October has a particularly bad reputation among investors as a bad month for stocks. Yet, Mark Twain's famous quip notwithstanding, September is the month that has cost investors the most money over time.

The Wall Street Journal recently highlighted the U.S. stock market's unsettled history during the month of September. It was a year ago this week on Sept. 3 that Lehman Brothers collapsed, bringing the entire global financial system to its knees. And it was also in September 2000 that the post-dotcom bubble collapse accelerated. Two years later, in September-October 2002, the bear market hit its lows. And although the 1998 financial crisis began in late August, it was in September that super hedge fund Long Term Capital Management collapsed.

But September's weakness stretches back farther into the past. The crash of 1987 may have happened in October, but the market began its descent right around Labor Day. And although the crash of 1929 is commonly associated with October, the market peaked just around this time of the year. The worst month of the Great Depression? That took place in September 1931, when the Dow fell a whopping 30%.

This is also one bit of market lore that stands up to rigorous statistical examination. Since 1926, September is the only month of the year with an overall negative average return in U.S. markets. In every other month, investors have averaged a 1% gain. Equally importantly, the September anomaly holds true not only for the United States. A recent Georgia Tech study looked at data for 18 developed stock markets around the world going back as far as 200 years. Among the markets examined, investors lost money in September in 15 of them.

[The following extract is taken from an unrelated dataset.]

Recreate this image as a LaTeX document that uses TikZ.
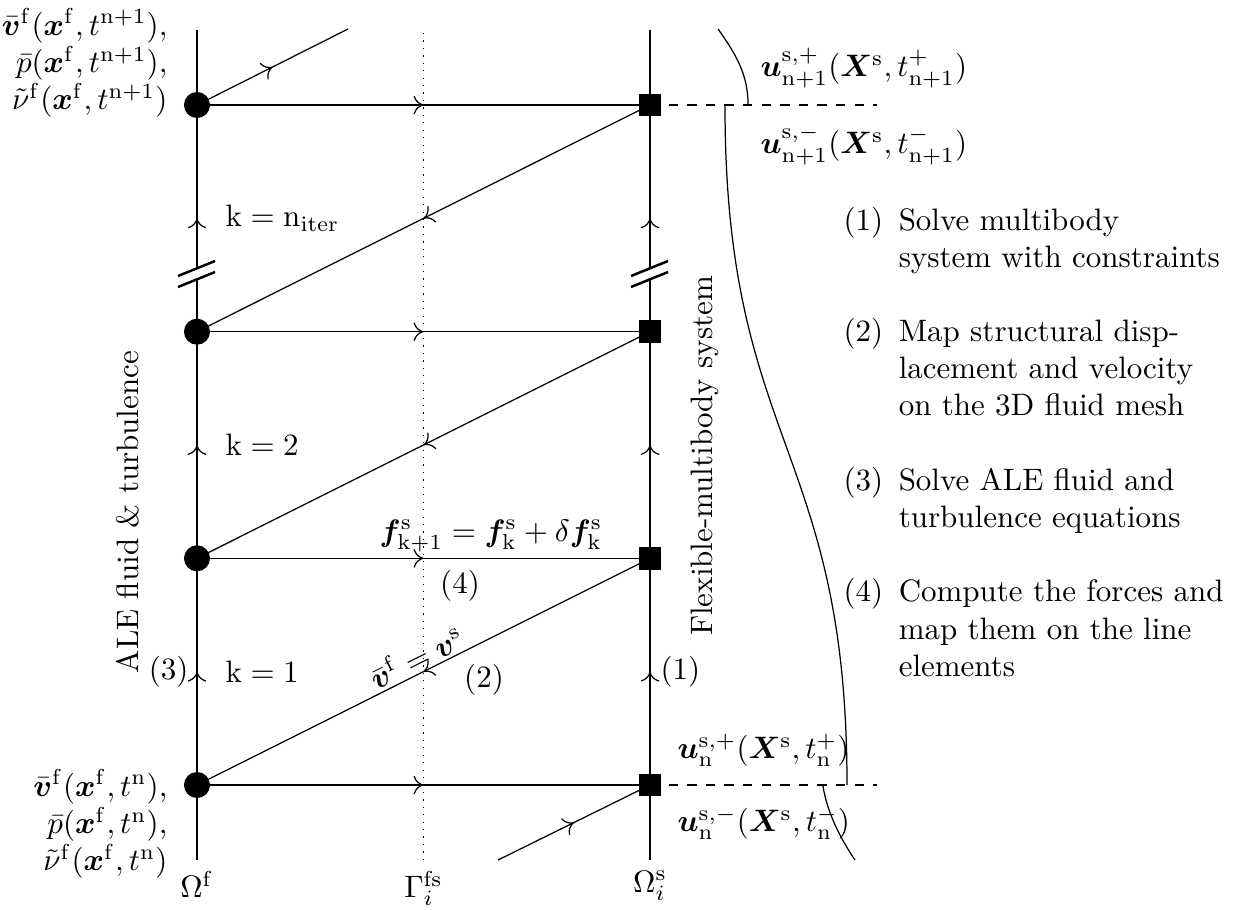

A Peculiarly Dangerous Month: The Bears Roar

The “glass half empty” crowd can marshal a lot of data to argue that September 2009 is set to live up to its grim reputation. Formerly red hot emerging markets have stumbled, with August marking the sector's first negative month since March. The Chinese market officially entered bear market territory having recorded a 20% drop. The U.S. market rally over the last few months has been on very low volume. And m uch of that volume has been concentrated in just a handful of financial stocks, with o ver 40% of the total volume traded last Friday limited to four issues: AIG, Fannie Mae, Freddie Mac, and Citibank. Finally, perma-bears like David Rosenberg argue that the S&P 500's fair price based on projected GDP growth is 850. That's more than 17% below current levels.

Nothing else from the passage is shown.